You see it everywhere. Most people have been so dumbed down they can only digest the simplest, most surface-level information. (Social media, I’m looking at you.) Add to that the cognitive handicap handed down by the Department of Education, and it's no wonder a huge chunk of the population can’t grasp anything with real depth.
And heck—forget “most people”…
Here’s a clip of Jared Bernstein—former Chair of the Council of Economic Advisers—struggling to explain why the U.S. government borrows money when it can just print it. The man was literally Biden’s top economic brain.
Can this be fixed?
Maybe. But I’m not holding my breath.
What I am doing is trying to capitalize on it. And you should too.
Because if you’re one of the rare few willing to cross the understanding gap—if you’re willing to really dig in—you can position yourself far ahead of the herd.
That’s true with Bitcoin. It’s true with gold. It’s true with any of the asymmetric opportunities we talk about in these pages.
Understanding is leverage. Ignorance is expensive.
Regards,
Lau Vegys
This hits hard. I almost put $1k into bitcoin in 2012 at 5$ a coin. sadly “almost” only works in horseshoes and hand grenades.
“Opportunity is a haughty goddess who wastes no time with those who are unprepared” - Richest man in babylon
That is a great story. And, my kudos to you for confessing that you saw something early in Bitcoin but then lost interest before fully grasping its significance. That's not an easy public confession.
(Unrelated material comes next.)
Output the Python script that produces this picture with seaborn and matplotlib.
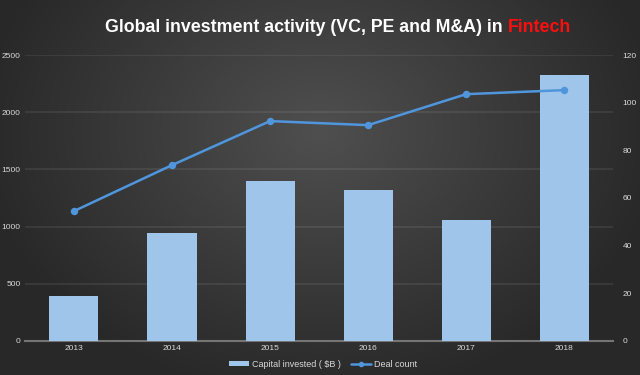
import matplotlib

matplotlib.use("Agg")
import matplotlib.pyplot as plt
import numpy as np
import pandas as pd
import seaborn as sns
from matplotlib.lines import Line2D
from matplotlib.patches import Patch

# Values
years = ["2013", "2014", "2015", "2016", "2017", "2018"]
capital_invested = [393, 944, 1398, 1320, 1058, 2325]
deal_count = [54.5, 73.8, 92.3, 90.6, 103.6, 105.3]

left_ticks = [0, 500, 1000, 1500, 2000, 2500]
right_ticks = [0, 20, 40, 60, 80, 100, 120]

BAR_COLOR = "#a0c5ea"
LINE_COLOR = "#5096dc"
TEXT_COLOR = "#d9d9d9"

df = pd.DataFrame(
    {"year": years, "capital": capital_invested, "deals": deal_count}
)

sns.set_theme(style="dark")
plt.rcParams["font.family"] = ["Liberation Sans", "DejaVu Sans"]

fig = plt.figure(figsize=(6.4, 3.75), dpi=100)

# Dark radial-ish gradient background
bg = fig.add_axes([0, 0, 1, 1], zorder=-10)
gx, gy = np.meshgrid(np.linspace(-1, 1, 320), np.linspace(-1, 1, 190))
dist = np.clip(np.sqrt(gx**2 * 0.9 + (gy + 0.3) ** 2 * 0.5), 0, 1)
shade = 0.31 - 0.15 * dist
bg.imshow(
    np.dstack([shade, shade, shade]),
    aspect="auto",
    extent=[0, 1, 0, 1],
    interpolation="bilinear",
)
bg.set_axis_off()

ax = fig.add_axes([0.039, 0.091, 0.919, 0.762])
ax.patch.set_alpha(0)

sns.barplot(data=df, x="year", y="capital", color=BAR_COLOR, width=0.5,
            saturation=1, linewidth=0, ax=ax, zorder=3)
ax.set_ylim(0, 2500)
ax.set_yticks(left_ticks)
ax.set_xlabel("")
ax.set_ylabel("")
ax.grid(axis="y", color="white", alpha=0.09, linewidth=1.2, zorder=0)
ax.grid(axis="x", visible=False)
for side in ["left", "right", "top"]:
    ax.spines[side].set_visible(False)
ax.spines["bottom"].set_color("#757575")
ax.spines["bottom"].set_linewidth(1.5)
ax.tick_params(axis="both", colors=TEXT_COLOR, labelsize=6, length=0, pad=3)

ax2 = ax.twinx()
sns.pointplot(data=df, x="year", y="deals", color=LINE_COLOR, ax=ax2,
              markers="o", markersize=4, linewidth=1.8)
ax2.set_ylim(0, 120)
ax2.set_yticks(right_ticks)
ax2.set_ylabel("")
for side in ["left", "right", "top", "bottom"]:
    ax2.spines[side].set_visible(False)
ax2.tick_params(axis="y", colors=TEXT_COLOR, labelsize=6, length=0, pad=7)
ax2.grid(False)

# Title with a red highlighted word
renderer = fig.canvas.get_renderer()
title_kw = dict(fontsize=12.8, fontweight="bold", va="center")
t1 = fig.text(0, 0.928, "Global investment activity (VC, PE and M&A) in ",
              color="white", **title_kw)
t2 = fig.text(0, 0.928, "Fintech", color="#ff0d0d", **title_kw)
w1 = t1.get_window_extent(renderer).width
w2 = t2.get_window_extent(renderer).width
x_start = (338 * 2 - (w1 + w2)) / 2 / 640
t1.set_x(x_start)
t2.set_x(x_start + w1 / 640)

handles = [
    Patch(facecolor=BAR_COLOR, edgecolor="none"),
    Line2D([0], [0], color=LINE_COLOR, linewidth=1.8, marker="o", markersize=3),
]
fig.legend(handles, ["Capital invested ( $B )", "Deal count"],
           loc="lower center", bbox_to_anchor=(0.505, -0.005), ncol=2,
           frameon=False, fontsize=6.5, labelcolor=TEXT_COLOR,
           handlelength=2.2, handleheight=0.6, columnspacing=1.2,
           handletextpad=0.3)

fig.savefig("out.png", dpi=100, facecolor="#333333")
Tyler Durden, the pseudonymous curator of Zero Hedge, recently wrote an article about Bitcoin. The article is interesting in its own right. He essentially traces a dozen or so inventions that changed humanity over the past thousand years or so, then recited why people around at the time would have rejected it. The final invention he discusses is Bitcoin.
More fascinating to me were the comments. 90% of them were negative, arguing why Bitcoin is a scam. Many defended the current fiscal and monetary system -- recency bias if I have ever seen it. But, most surprising to me was that none of them understood what they were talking about. Bitcoin was dismissed because they had all heard of crypto scams not involving Bitcoin, or many claimed that Bitcoin is a "Ponzi scheme."
I have been involved in crypto for quite a while (though not as early as you). I'm not a fan of Bitcoin, although I still own the few I bought a decade ago. Bitcoin, to me, is a pet rock. It did not achieve what it set out to achieve. Back when I got involved (2015), Bitcoiners were still talking about building smart contracts on top of Bitcoin, paying for a cup of coffee with it, and how it would be a medium of exchange in the future. Now it's nearly all "store of value." Still, even I'm not arrogant enough to dismiss something that has withstood everything thrown at Bitcoin, and managed to flourish without any down time. Bitcoin is a wonder.
If the dollar ever is displaced, it will have to be displaced by a credibly neutral asset. That, to my way of thinking, is Bitcoin. (I'm not saying the dollar will be displaced; I'm saying the leading candidate to unseat the dollar as of this moment in time would be Bitcoin, however unlikely that may be.)